College seniors: 4 assumptions about the real world to get out of your head right now


Congratulations! You're about to be a college graduate. You survived four(ish) grueling years of late nights and hard work to get that piece of paper you can frame at your new job.

If you haven't done so already, now is a good time to put on your armor and gear up for the road ahead. Maybe it will be an easy initial transition for you, but the journey won't be sunny and 70 degrees all the time. Having been out of college a little over a year now, I've learned a lesson or two about clearing my mind of false assumptions. Here are just a few I encourage you to watch out for:

The assumption that you'll be just as confident as you are now

Maybe you relate to this following scenario: From day one as a college freshman, I had newfound friends begging me to be on their intramural teams, girls wanting me in their sorority, teachers helping me believe I had potential, a BSM director cheering me on to be a better leader and a part-time job where I was promoted every few months.
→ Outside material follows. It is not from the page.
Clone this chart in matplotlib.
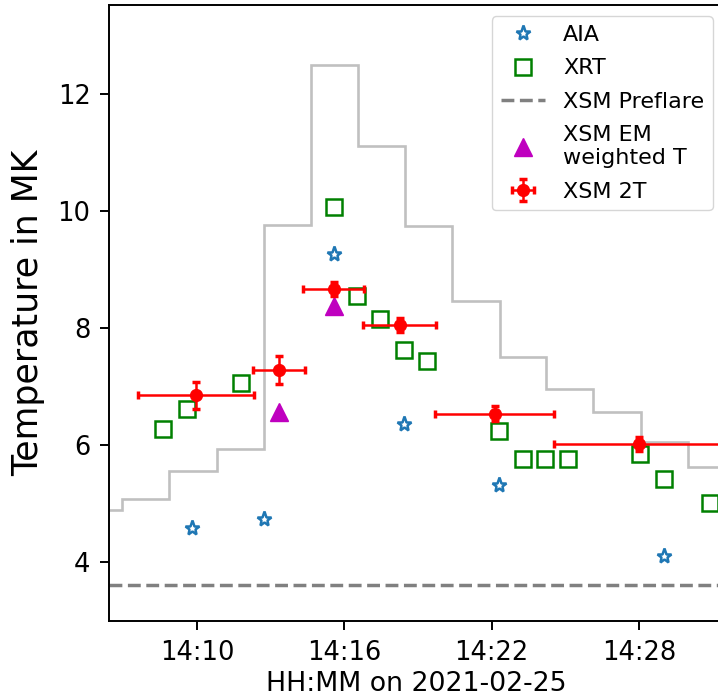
import matplotlib
matplotlib.use("Agg")
import matplotlib.pyplot as plt
import matplotlib.dates as mdates
import numpy as np
import pandas as pd

DAY = "2021-02-25 "

# AIA
aia_time = ["14:09:49", "14:12:43", "14:15:36", "14:18:26", "14:22:18", "14:29:01"]
aia_temp = [4.58, 4.74, 9.26, 6.36, 5.32, 4.11]

# XRT
xrt_time = ["14:08:37", "14:09:37", "14:11:47", "14:15:36", "14:16:31", "14:17:28",
            "14:18:26", "14:19:23", "14:22:19", "14:23:18", "14:24:10", "14:25:08",
            "14:28:02", "14:29:01", "14:30:53"]
xrt_temp = [6.27, 6.61, 7.06, 10.07, 8.54, 8.16, 7.62, 7.43, 6.24, 5.77, 5.76, 5.77,
            5.85, 5.43, 5.01]

# XSM preflare temperature
preflare_temp = 3.61

# XSM EM weighted T
em_time = ["14:13:21", "14:15:36"]
em_temp = [6.57, 8.38]

# XSM 2T fits (time-bin start/end)
t2_start = ["14:07:35", "14:12:17", "14:14:20", "14:16:47", "14:19:43", "14:24:32"]
t2_end = ["14:12:20", "14:14:23", "14:16:49", "14:19:45", "14:24:32", "14:31:30"]
t2_temp = [6.85, 7.28, 8.67, 8.05, 6.54, 6.02]
t2_err = [0.235, 0.235, 0.12, 0.12, 0.12, 0.12]

# XSM step profile (grey)
step_edges = ["14:05:00", "14:06:57", "14:08:53", "14:10:49", "14:12:43", "14:14:38",
              "14:16:34", "14:18:29", "14:20:24", "14:22:20", "14:24:14", "14:26:08",
              "14:28:04", "14:29:59", "14:33:00"]
step_vals = [4.89, 5.08, 5.56, 5.93, 9.75, 12.48, 11.11, 9.74, 8.46, 7.51, 6.95, 6.56,
             6.05, 5.62]


def to_num(lst):
    return mdates.date2num(pd.to_datetime([DAY + s for s in lst]).to_pydatetime())


W, H = 718.0, 700.0
fig = plt.figure(figsize=(W / 100, H / 100), dpi=100)
left_px, right_px, bottom_px, top_px = 109.3, 724.0, 621.0, 5.0
ax = fig.add_axes([left_px / W, (H - bottom_px) / H, (right_px - left_px) / W,
                   (bottom_px - top_px) / H])
ax.xaxis_date()

ax.stairs(step_vals, to_num(step_edges), color="#c0c0c0", lw=1.9, zorder=1,
          baseline=None)

ax.plot(to_num(aia_time), aia_temp, ls="none", marker="*", ms=11, mfc="none",
        mec="#1f77b4", mew=1.8, label="AIA", zorder=3)
ax.plot(to_num(xrt_time), xrt_temp, ls="none", marker="s", ms=12, mfc="none",
        mec="green", mew=1.8, label="XRT", zorder=3)
ax.axhline(preflare_temp, color="gray", ls="--", lw=2.5, label="XSM Preflare", zorder=2)
ax.plot(to_num(em_time), em_temp, ls="none", marker="^", ms=13, color="m",
        label="XSM EM\nweighted T", zorder=4)

s = to_num(t2_start)
e = to_num(t2_end)
cen = (s + e) / 2
half = (e - s) / 2
ax.errorbar(cen, t2_temp, xerr=half, yerr=t2_err, fmt="o", ms=8.5,
            color="red", ecolor="red", elinewidth=1.8, capsize=3, capthick=2.5,
            label="XSM 2T", zorder=5)

ax.set_xlim(to_num(["14:06:26"])[0], to_num(["14:31:28"])[0])
ax.set_ylim(3.0, 13.51)
ax.xaxis.set_major_locator(mdates.MinuteLocator(byminute=[4, 10, 16, 22, 28, 34]))
ax.xaxis.set_major_formatter(mdates.DateFormatter("%H:%M"))
ax.set_yticks([4, 6, 8, 10, 12])

ax.spines["right"].set_visible(False)
for sp in ["left", "bottom", "top"]:
    ax.spines[sp].set_linewidth(1.4)
ax.tick_params(labelsize=18.5, length=6.5, width=1.4, pad=7)

ax.set_xlabel("HH:MM on 2021-02-25", fontsize=19.3, labelpad=4)
ax.set_ylabel("Temperature in MK", fontsize=25, labelpad=9)

ax.legend(loc="upper right", fontsize=16, labelspacing=0.6)

fig.savefig("out.png", dpi=100)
My confidence level skyrocketed. I had become a committee head, a work manager and a student organization president - and I was confident I would step into the "real world" just as strong of a leader.

Not so much.

Stepping into the real world (specifically, in a new job) you have to prove yourself once again, and it takes a lot of patience to do so. Many people have worked years and years for their high positions. They know more because they have experienced more. Your résumé says one thing, but until you prove you are leader-quality, you're just another new face at the bottom of the totem pole, which can be a sure confidence-crusher.

Be ready to humble yourself and look up to the leaders ahead of you. Ask questions, learn from them and gain a whole new confidence based on experience and a willingness to be a follower once again.

The assumption that you're finished learning

If you assume you're finished learning, then you'll probably stop learning, and I'll just let Henry Ford speak on that:

Anyone who stops learning is old, whether at twenty or eighty. Anyone who keeps learning stays young. The greatest thing in life is to keep your mind young.

In a world of YouTube, Kindle, books and affordable online courses (my favorite, Lynda.com), the possibilities of self-directed learning to do almost anything are endless.

Being employed in a profession makes you a "professional," but being able to display skill and knowledge makes you an "expert." So strive to be a better expert in your job and in side hobbies by constantly learning more about them. Not only will it make you more marketable for promotions and future jobs, but it will also give you more ways to connect with different people.

The assumption that making friends will be just as easy

On a college campus, you are surrounded with somewhat like-minded people in your classrooms, dorm, cafeteria, recreation center, etc. Upon introduction of another person, you know immediately that you both are students striving toward a degree and, chances are, you are fairly close in age. Bonding happens easily as there are convenient locations to "hang out" and available times between classes and late at night.

When you move away from this environment, the reality hits that your new neighbors may not know or even care you are there. Finding a community of friends is no easy task as it can take planning and comparison of schedules to simply "hang out" for a couple of hours. Then, there's the daunting reality that you should actually go to bed by 11:00 at night to have a clear head for a full eight hours of work the next day.

Understand that you likely will not make (or need to make) new friends on a daily basis. It will take time, it will take patience and it will take a lot intentional effort to build deep and lasting friendships. Finding a church to get plugged into is a great place to start!

The assumption that you won't be tempted to look back

The greatest temptation, which haunts me on an almost daily basis is one I never anticipated: the temptation to look back. I am grateful for my job, my home and the friends I am slowly, but surely, making. But I admittedly often find myself reminiscing on the college "glory" days of late nights and great talks, free food and t-shirts and hanging out with whoever, whenever I wanted.

The Bible warns against this very thing over and over again, a few examples being Phil. 3:13, Luke 9:62 and, one that I have tacked on my wall, Ecclesiastes 7:10, which reads as follows:

Do not say, "Why were the old days better than these?" For it is not wise to ask such questions.

Dwelling on those thoughts of the past, good or bad, can blur your vision for what God has in front of you. So keep your eyes ahead and don't look back.

If you read nothing else, read this

I encourage you, College Senior, to get ready. Put on the armor of God (Eph. 6:10-18) because the real world is no easy ride. It's a war zone where Satan will try to attack your weak moments of feeling alone, insecure or inadequate. Find an accountability partner NOW to walk with you after graduation so when times get hard, you'll have someone to call who will remind you to keep looking forward to God and trust His guidance.